- [WHAT YOU WILL DO]
Would you retype, exactly and without the pictures, the lines between the line holding "Give me the matplotlib source for this chart." and the line holding "years = list(range(1981, 2021))", inclusive, and nothing else?

■ ■ ■ ■

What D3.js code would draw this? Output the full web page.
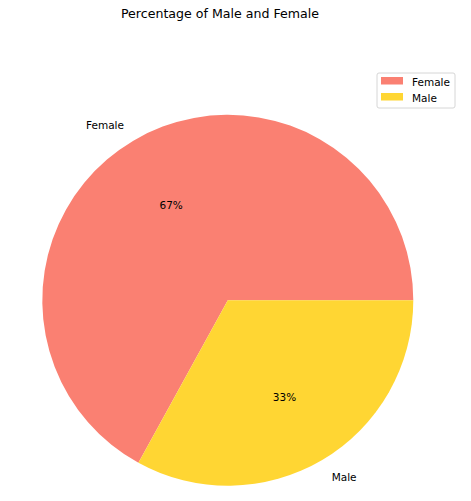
<!DOCTYPE html>
<html><head><meta charset="utf-8">
<script src="https://cdn.jsdelivr.net/npm/d3@7"></script>
<style>body{margin:0;background:#fff}svg{display:block}text{font-family:"DejaVu Sans",sans-serif}</style>
</head><body>
<script>
const categories = ["Female", "Male"];
const values = [67, 33];
const colors = ["#FA8072", "#FFD633"];
const title = "Percentage of Male and Female";

const W = 471, H = 501;
const cx = 227.8, cy = 300.3, R = 185.5;
const svg = d3.select("body").append("svg").attr("width", W).attr("height", H);

svg.append("text").attr("x", 220).attr("y", 18).attr("text-anchor", "middle")
  .attr("font-size", 12.6).attr("fill", "#000").text(title);

const total = d3.sum(values);
// matplotlib style: start at 3 o'clock, counterclockwise
const pie = d3.pie().sort(null).value(d => d)
  .startAngle(Math.PI / 2).endAngle(Math.PI / 2 - 2 * Math.PI);
const arcs = pie(values);
const arc = d3.arc().innerRadius(0).outerRadius(R);
const g = svg.append("g").attr("transform", `translate(${cx},${cy})`);
g.selectAll("path").data(arcs).join("path")
  .attr("d", arc).attr("fill", (d, i) => colors[i]);

arcs.forEach((a, i) => {
  const mid = (a.startAngle + a.endAngle) / 2; // d3 angle: 0 = up, clockwise
  const sx = Math.sin(mid), sy = -Math.cos(mid);
  g.append("text").attr("x", sx * R * 1.1).attr("y", sy * R * 1.1 + 0.6)
    .attr("text-anchor", sx < 0 ? "end" : "start").attr("dominant-baseline", "central")
    .attr("font-size", 10.5).text(categories[i]);
  g.append("text").attr("x", sx * R * 0.6).attr("y", sy * R * 0.6 + 0.6)
    .attr("text-anchor", "middle").attr("dominant-baseline", "central")
    .attr("font-size", 10.5).text(Math.round(values[i] / total * 100) + "%");
});

const lg = svg.append("g").attr("transform", "translate(377,73)");
lg.append("rect").attr("width", 78).attr("height", 35).attr("rx", 2)
  .attr("fill", "#fff").attr("stroke", "#d6d6d6");
categories.forEach((c, i) => {
  lg.append("rect").attr("x", 4).attr("y", 4 + i * 16).attr("width", 22).attr("height", 7.5).attr("fill", colors[i]);
  lg.append("text").attr("x", 35).attr("y", 8.5 + i * 16).attr("dominant-baseline", "central")
    .attr("font-size", 10.5).text(c);
});
</script>
</body></html>
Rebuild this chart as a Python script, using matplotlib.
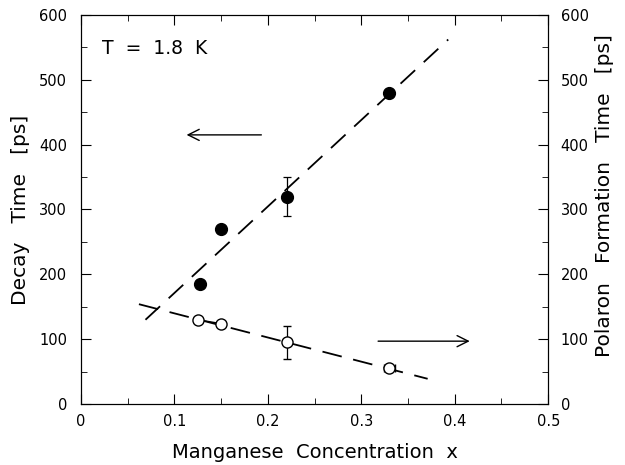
import numpy as np
import matplotlib
matplotlib.use("Agg")
import matplotlib.pyplot as plt
from matplotlib.ticker import MultipleLocator

# decay time (filled, left axis)
x_decay = [0.127, 0.15, 0.22, 0.33]
decay = [185, 270, 320, 480]
decay_err = [0, 0, 30, 0]

# polaron formation time (open, right axis)
x_pol = [0.125, 0.15, 0.22, 0.33]
polaron = [130, 124, 95, 55]
polaron_err = [0, 0, 25, 0]
polaron_xerr = [0, 0, 0, 0.006]

# dashed guide lines
fit_decay_x = [0.069, 0.393]
fit_decay_y = [130, 562]
fit_pol_x = [0.062, 0.371]
fit_pol_y = [154, 39]

plt.rcParams["font.family"] = ["DejaVu Sans"]

fig = plt.figure(figsize=(6.25, 4.65), dpi=100)
ax = fig.add_axes([0.1296, 0.131, 0.7475, 0.837])

dash = (0, (11, 6.5))
ax.plot(fit_decay_x, fit_decay_y, color="black", lw=1.3, linestyle=dash)
ax.plot(fit_pol_x, fit_pol_y, color="black", lw=1.3, linestyle=dash)

ax.errorbar(x_decay, decay, yerr=decay_err, fmt="o", color="black",
            ms=8.5, capsize=3, elinewidth=0.9, capthick=0.9)
ax.plot(x_pol[:2], polaron[:2], color="black", lw=1.0)
ax.errorbar(x_pol, polaron, yerr=polaron_err, xerr=polaron_xerr, fmt="o",
            mfc="white", mec="black", ecolor="black", ms=8, mew=1.0,
            capsize=3, elinewidth=0.9, capthick=0.9)

# arrows pointing to the axis each series belongs to
ax.annotate("", xy=(0.110, 415), xytext=(0.196, 415),
            arrowprops=dict(arrowstyle="->", color="black", lw=1.0,
                            mutation_scale=20))
ax.annotate("", xy=(0.419, 97), xytext=(0.315, 97),
            arrowprops=dict(arrowstyle="->", color="black", lw=1.0,
                            mutation_scale=20))

ax.text(0.022, 548, "T  =  1.8  K", fontsize=13.5, va="center")

ax.set_xlim(0, 0.5)
ax.set_ylim(0, 600)
ax.xaxis.set_major_locator(MultipleLocator(0.1))
ax.xaxis.set_minor_locator(MultipleLocator(0.05))
ax.yaxis.set_major_locator(MultipleLocator(100))
ax.yaxis.set_minor_locator(MultipleLocator(50))
ax.set_xticks([0, 0.1, 0.2, 0.3, 0.4, 0.5])
ax.set_xticklabels(["0", "0.1", "0.2", "0.3", "0.4", "0.5"])
ax.tick_params(which="both", direction="in", top=True, labelsize=10.5)
ax.tick_params(which="major", length=7)
ax.tick_params(which="minor", length=4)
ax.tick_params(axis="y", pad=10)
ax.tick_params(axis="x", pad=7)
ax.set_xlabel("Manganese  Concentration  x", fontsize=14)
ax.xaxis.set_label_coords(0.5, -0.1)
ax.set_ylabel("Decay   Time   [ps]", fontsize=14.5)
ax.yaxis.set_label_coords(-0.11, 0.5)

ax2 = ax.twinx()
ax2.set_ylim(0, 600)
ax2.yaxis.set_major_locator(MultipleLocator(100))
ax2.yaxis.set_minor_locator(MultipleLocator(50))
ax2.tick_params(which="both", direction="in", labelsize=10.5, pad=9)
ax2.tick_params(which="major", length=7)
ax2.tick_params(which="minor", length=4)
ax2.set_ylabel("Polaron   Formation   Time   [ps]", fontsize=14.5)
ax2.yaxis.set_label_coords(1.1, 0.535)

fig.savefig("out.png", dpi=100)
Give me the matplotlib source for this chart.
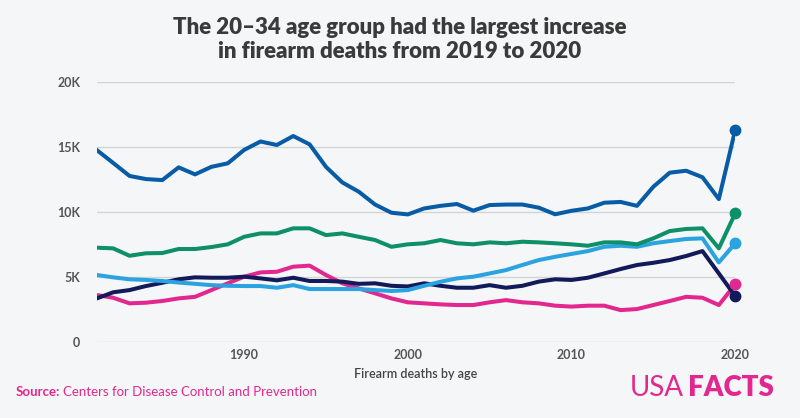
import numpy as np
import matplotlib
matplotlib.use("Agg")
import matplotlib.pyplot as plt
from matplotlib.ticker import FuncFormatter

# years on the x axis
years = list(range(1981, 2021))

# firearm deaths per year (thousands)
age_20_34 = [14.79, 13.8, 12.8, 12.56, 12.48, 13.46, 12.92, 13.5, 13.77, 14.8,
             15.45, 15.18, 15.87, 15.23, 13.5, 12.3, 11.59, 10.6, 9.97, 9.84,
             10.3, 10.5, 10.64, 10.13, 10.56, 10.6, 10.6, 10.36, 9.85, 10.12,
             10.3, 10.74, 10.8, 10.5, 11.97, 13.05, 13.2, 12.7, 11.02, 16.33]
age_35_49 = [7.28, 7.23, 6.66, 6.85, 6.87, 7.18, 7.18, 7.33, 7.54, 8.12,
             8.38, 8.38, 8.77, 8.77, 8.25, 8.38, 8.12, 7.87, 7.35, 7.54,
             7.62, 7.87, 7.62, 7.54, 7.69, 7.62, 7.74, 7.69, 7.62, 7.54,
             7.43, 7.69, 7.69, 7.54, 8.0, 8.56, 8.72, 8.77, 7.23, 9.92]
age_50_64 = [5.18, 5.0, 4.85, 4.8, 4.72, 4.6, 4.5, 4.4, 4.35, 4.33,
             4.33, 4.2, 4.4, 4.1, 4.1, 4.1, 4.1, 4.02, 3.95, 4.02,
             4.35, 4.66, 4.92, 5.05, 5.3, 5.56, 5.95, 6.33, 6.58, 6.8,
             7.02, 7.35, 7.43, 7.35, 7.62, 7.79, 7.95, 8.0, 6.15, 7.62]
age_0_19 = [3.64, 3.43, 3.0, 3.05, 3.18, 3.38, 3.5, 4.02, 4.54, 5.05,
            5.38, 5.43, 5.82, 5.9, 5.18, 4.54, 4.15, 3.77, 3.38, 3.08,
            3.0, 2.92, 2.87, 2.87, 3.08, 3.25, 3.08, 3.0, 2.82, 2.75,
            2.82, 2.82, 2.48, 2.56, 2.87, 3.18, 3.5, 3.43, 2.87, 4.46]
age_65_up = [3.38, 3.85, 4.02, 4.33, 4.58, 4.85, 5.0, 4.97, 4.97, 5.05,
             4.92, 4.77, 4.97, 4.72, 4.72, 4.67, 4.5, 4.54, 4.35, 4.3,
             4.54, 4.35, 4.2, 4.2, 4.4, 4.2, 4.35, 4.67, 4.85, 4.8,
             4.97, 5.3, 5.64, 5.95, 6.12, 6.33, 6.64, 7.02, 5.3, 3.56]

series = [
    (age_0_19, "#e2288e"),
    (age_65_up, "#121a5a"),
    (age_50_64, "#2ba3e0"),
    (age_35_49, "#0d8f68"),
    (age_20_34, "#085ca6"),
]

plt.rcParams["font.family"] = ["Lato", "DejaVu Sans"]

fig = plt.figure(figsize=(8, 4.18), dpi=100)
fig.patch.set_facecolor("#f5f6f8")
ax = fig.add_axes([0.121, 0.181, 0.798, 0.622])
ax.set_facecolor("none")

for vals, col in series:
    y = np.array(vals) * 1000
    ax.plot(years, y, color=col, lw=2.9, solid_joinstyle="round", zorder=3)
    # end dot for 2020
    ax.plot(years[-1], y[-1], "o", color=col, ms=7.5, clip_on=False, zorder=4)

ax.set_xlim(1981, 2020)
ax.set_ylim(0, 20000)
ax.set_xticks([1990, 2000, 2010, 2020])
ax.set_yticks([0, 5000, 10000, 15000, 20000])
ax.yaxis.set_major_formatter(FuncFormatter(lambda v, p: "0" if v == 0 else f"{int(v/1000)}K"))
ax.grid(axis="y", color="#d3d4d6", lw=1, zorder=1)
for s in ax.spines.values():
    s.set_visible(False)
ax.tick_params(length=0, labelsize=9, labelcolor="#555555", pad=12)
ax.tick_params(axis="x", pad=5)
for lbl in ax.get_xticklabels() + ax.get_yticklabels():
    lbl.set_fontweight("bold")

ax.set_xlabel("Firearm deaths by age", fontsize=9, color="#444444", labelpad=5, fontweight="semibold")

fig.text(0.5, 0.905, "The 20\u201334 age group had the largest increase\nin firearm deaths from 2019 to 2020",
         ha="center", va="center", fontsize=16, fontweight="heavy", color="#3a3a3a", linespacing=1.15)

# source line
t = fig.text(0.02, 0.062, "Source:", fontsize=9.5, fontweight="bold", color="#e2288e", va="center")
fig.canvas.draw()
bb = t.get_window_extent()
fig.text((bb.x1 + 3) / 800, 0.062, "Centers for Disease Control and Prevention",
         fontsize=9.5, color="#e2288e", va="center")

# logo
u = fig.text(0.787, 0.072, "USA", fontsize=20, fontweight="normal", color="#e2288e", va="center")
fig.canvas.draw()
bb = u.get_window_extent()
fig.text((bb.x1 + 4) / 800, 0.072, "FACTS", fontsize=20, fontweight="heavy", color="#e2288e", va="center")

plt.savefig("out.png", dpi=100, facecolor=fig.get_facecolor())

■ ■ ■ ■

- [CORRECT ANSWER]
Give me the matplotlib source for this chart.
import numpy as np
import matplotlib
matplotlib.use("Agg")
import matplotlib.pyplot as plt
from matplotlib.ticker import FuncFormatter

# years on the x axis
years = list(range(1981, 2021))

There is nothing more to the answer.